* **What you will do**: Leave out the pictures, and retype only the lines from the beginning of the material through the line that contains "1.00, 1.05, 1.10, 1.15, 1.20];", including both.

* **Dataset excerpt**:

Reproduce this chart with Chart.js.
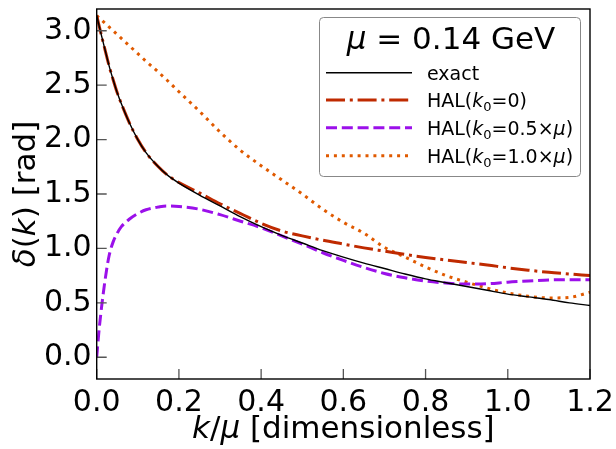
<!DOCTYPE html>
<html>
<head>
<meta charset="utf-8">
<script src="https://cdn.jsdelivr.net/npm/chart.js@4.4.1/dist/chart.umd.min.js"></script>
<style>
  html, body { margin: 0; padding: 0; background: #fff; }
</style>
</head>
<body>
<canvas id="phase" width="616" height="449"></canvas>
<script>
// k/mu grid (denser near 0 where the curves are steep)
const kOverMu = [0, 0.005, 0.01, 0.02, 0.03, 0.04, 0.05, 0.06, 0.08, 0.10, 0.12, 0.15, 0.17, 0.20,
  0.25, 0.30, 0.35, 0.40, 0.45, 0.50, 0.55, 0.60, 0.65, 0.70, 0.75, 0.80, 0.85, 0.90, 0.95,
  1.00, 1.05, 1.10, 1.15, 1.20];

const deltaExact = [3.14, 3.06, 2.98, 2.83, 2.68, 2.55, 2.43, 2.33, 2.15, 2.00, 1.88, 1.75, 1.68, 1.60,
  1.49, 1.39, 1.29, 1.20, 1.12, 1.05, 0.98, 0.92, 0.865, 0.815, 0.765, 0.72, 0.685, 0.65, 0.615,
  0.58, 0.555, 0.53, 0.50, 0.475];

const deltaHal0 = [3.14, 3.06, 2.98, 2.83, 2.68, 2.55, 2.43, 2.33, 2.15, 2.00, 1.88, 1.75, 1.68, 1.605,
  1.51, 1.41, 1.32, 1.23, 1.16, 1.115, 1.075, 1.04, 1.005, 0.975, 0.945, 0.917, 0.893, 0.87, 0.848,
  0.822, 0.80, 0.78, 0.765, 0.75];

const deltaHal05 = [0, 0.22, 0.40, 0.70, 0.93, 1.06, 1.14, 1.20, 1.27, 1.32, 1.355, 1.38, 1.39, 1.385,
  1.36, 1.31, 1.25, 1.19, 1.115, 1.04, 0.96, 0.89, 0.825, 0.77, 0.73, 0.70, 0.682, 0.672, 0.675,
  0.69, 0.70, 0.71, 0.713, 0.713];

const deltaHal10 = [3.14, 3.12, 3.105, 3.07, 3.035, 3.00, 2.965, 2.93, 2.86, 2.79, 2.72, 2.62, 2.55, 2.44,
  2.26, 2.07, 1.90, 1.76, 1.63, 1.50, 1.36, 1.24, 1.14, 1.01, 0.92, 0.83, 0.75, 0.69, 0.635,
  0.59, 0.56, 0.545, 0.55, 0.597];

const seriesNames = ['exact', 'HAL(k0=0)', 'HAL(k0=0.5×μ)', 'HAL(k0=1.0×μ)'];
const seriesColors = ['#000000', '#bf2a00', '#9b10ea', '#e05a00'];
const seriesWidths = [1.4, 3, 3, 3];
const seriesDashes = [[], [19, 4.8, 3, 4.8], [11, 4.8], [3, 4.9]];

const xTicks = [0, 0.2, 0.4, 0.6, 0.8, 1.0, 1.2];
const yTicks = [0, 0.5, 1.0, 1.5, 2.0, 2.5, 3.0];
const legendTitle = 'μ = 0.14 GeV';
const xTitle = 'k/μ [dimensionless]';
const yTitle = 'δ(k) [rad]';

const FONT = '"DejaVu Sans", sans-serif';

const toPoints = ys => kOverMu.map((k, i) => ({ x: k, y: ys[i] }));

// split text into upright / italic / subscript pieces, mathtext style
function richParts(text, size) {
  const parts = [];
  text.split(/(k0|k|μ|δ)/).forEach(tok => {
    if (!tok) return;
    if (tok === 'k0') {
      parts.push({ t: 'k', font: `italic ${size}px ${FONT}`, dy: 0 });
      parts.push({ t: '0', font: `${Math.round(size * 0.7)}px ${FONT}`, dy: size * 0.2 });
    } else if (tok === 'k' || tok === 'μ' || tok === 'δ') {
      parts.push({ t: tok, font: `italic ${size}px ${FONT}`, dy: 0 });
    } else {
      parts.push({ t: tok, font: `${size}px ${FONT}`, dy: 0 });
    }
  });
  return parts;
}

function drawRich(ctx, text, size, x, y, align) {
  const parts = richParts(text, size);
  let total = 0;
  parts.forEach(p => { ctx.font = p.font; p.w = ctx.measureText(p.t).width; total += p.w; });
  let cx = align === 'center' ? x - total / 2 : x;
  ctx.textAlign = 'left';
  ctx.textBaseline = 'alphabetic';
  parts.forEach(p => {
    ctx.font = p.font;
    ctx.fillText(p.t, cx, y + p.dy);
    cx += p.w;
  });
}

const matplotlibLook = {
  id: 'matplotlibLook',
  afterDraw(chart) {
    const { ctx, chartArea: a, scales: { x, y } } = chart;
    ctx.save();

    // inward ticks
    ctx.strokeStyle = '#555';
    ctx.lineWidth = 1.3;
    ctx.beginPath();
    xTicks.forEach(v => {
      const px = x.getPixelForValue(v);
      ctx.moveTo(px, a.bottom);
      ctx.lineTo(px, a.bottom - 10);
    });
    yTicks.forEach(v => {
      const py = y.getPixelForValue(v);
      ctx.moveTo(a.left, py);
      ctx.lineTo(a.left + 10, py);
    });
    ctx.stroke();

    // spines
    ctx.strokeStyle = '#000';
    ctx.lineWidth = 1.4;
    ctx.strokeRect(a.left, a.top, a.right - a.left, a.bottom - a.top);

    // axis titles
    ctx.fillStyle = '#000';
    drawRich(ctx, xTitle, 31, (a.left + a.right) / 2, 438, 'center');
    ctx.save();
    ctx.translate(35, (a.top + a.bottom) / 2);
    ctx.rotate(-Math.PI / 2);
    drawRich(ctx, yTitle, 31, 0, 0, 'center');
    ctx.restore();

    // legend box
    ctx.beginPath();
    ctx.roundRect(319.5, 17.5, 261, 159, 4);
    ctx.fillStyle = 'rgba(255,255,255,0.8)';
    ctx.fill();
    ctx.strokeStyle = '#888';
    ctx.lineWidth = 1;
    ctx.stroke();

    ctx.fillStyle = '#000';
    drawRich(ctx, legendTitle, 31, 451, 49, 'center');

    const rows = [72.7, 100, 127.7, 155.7];
    chart.data.datasets.forEach((ds, i) => {
      const ry = rows[i];
      ctx.beginPath();
      ctx.setLineDash(ds.borderDash);
      ctx.lineCap = 'butt';
      ctx.strokeStyle = ds.borderColor;
      ctx.lineWidth = ds.borderWidth;
      ctx.moveTo(326, ry);
      ctx.lineTo(412, ry);
      ctx.stroke();
      ctx.setLineDash([]);
      ctx.fillStyle = '#000';
      drawRich(ctx, ds.label, 19, 427, ry + 7, 'left');
    });

    ctx.restore();
  }
};

new Chart(document.getElementById('phase'), {
  type: 'line',
  data: {
    datasets: [deltaExact, deltaHal0, deltaHal05, deltaHal10].map((ys, i) => ({
      label: seriesNames[i],
      data: toPoints(ys),
      borderColor: seriesColors[i],
      borderWidth: seriesWidths[i],
      borderDash: seriesDashes[i],
      borderCapStyle: 'butt',
      pointRadius: 0,
      fill: false,
      cubicInterpolationMode: 'monotone',
    })),
  },
  options: {
    responsive: false,
    animation: false,
    layout: { padding: { top: 9, right: 26, left: 0, bottom: 0 } },
    plugins: { legend: { display: false }, tooltip: { enabled: false } },
    scales: {
      x: {
        type: 'linear',
        min: 0,
        max: 1.2,
        afterBuildTicks: s => { s.ticks = xTicks.map(v => ({ value: v })); },
        afterFit: s => { s.height = 70; s.paddingLeft = 0; s.paddingRight = 0; },
        grid: { display: false, drawTicks: false },
        border: { display: false },
        ticks: {
          font: { family: FONT, size: 30 },
          color: '#000',
          padding: 6,
          maxRotation: 0,
          autoSkip: false,
          callback: v => v.toFixed(1),
        },
      },
      y: {
        type: 'linear',
        min: -0.2,
        max: 3.2,
        afterBuildTicks: s => { s.ticks = yTicks.map(v => ({ value: v })); },
        afterFit: s => { s.width = 96.7; s.paddingTop = 0; s.paddingBottom = 0; },
        grid: { display: false, drawTicks: false },
        border: { display: false },
        ticks: {
          font: { family: FONT, size: 30 },
          color: '#000',
          padding: 5,
          autoSkip: false,
          callback: v => v.toFixed(1),
        },
      },
    },
  },
  plugins: [matplotlibLook],
});
</script>
</body>
</html>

* **Final result**:
Reproduce this chart with Chart.js.
<!DOCTYPE html>
<html>
<head>
<meta charset="utf-8">
<script src="https://cdn.jsdelivr.net/npm/chart.js@4.4.1/dist/chart.umd.min.js"></script>
<style>
  html, body { margin: 0; padding: 0; background: #fff; }
</style>
</head>
<body>
<canvas id="phase" width="616" height="449"></canvas>
<script>
// k/mu grid (denser near 0 where the curves are steep)
const kOverMu = [0, 0.005, 0.01, 0.02, 0.03, 0.04, 0.05, 0.06, 0.08, 0.10, 0.12, 0.15, 0.17, 0.20,
  0.25, 0.30, 0.35, 0.40, 0.45, 0.50, 0.55, 0.60, 0.65, 0.70, 0.75, 0.80, 0.85, 0.90, 0.95,
  1.00, 1.05, 1.10, 1.15, 1.20];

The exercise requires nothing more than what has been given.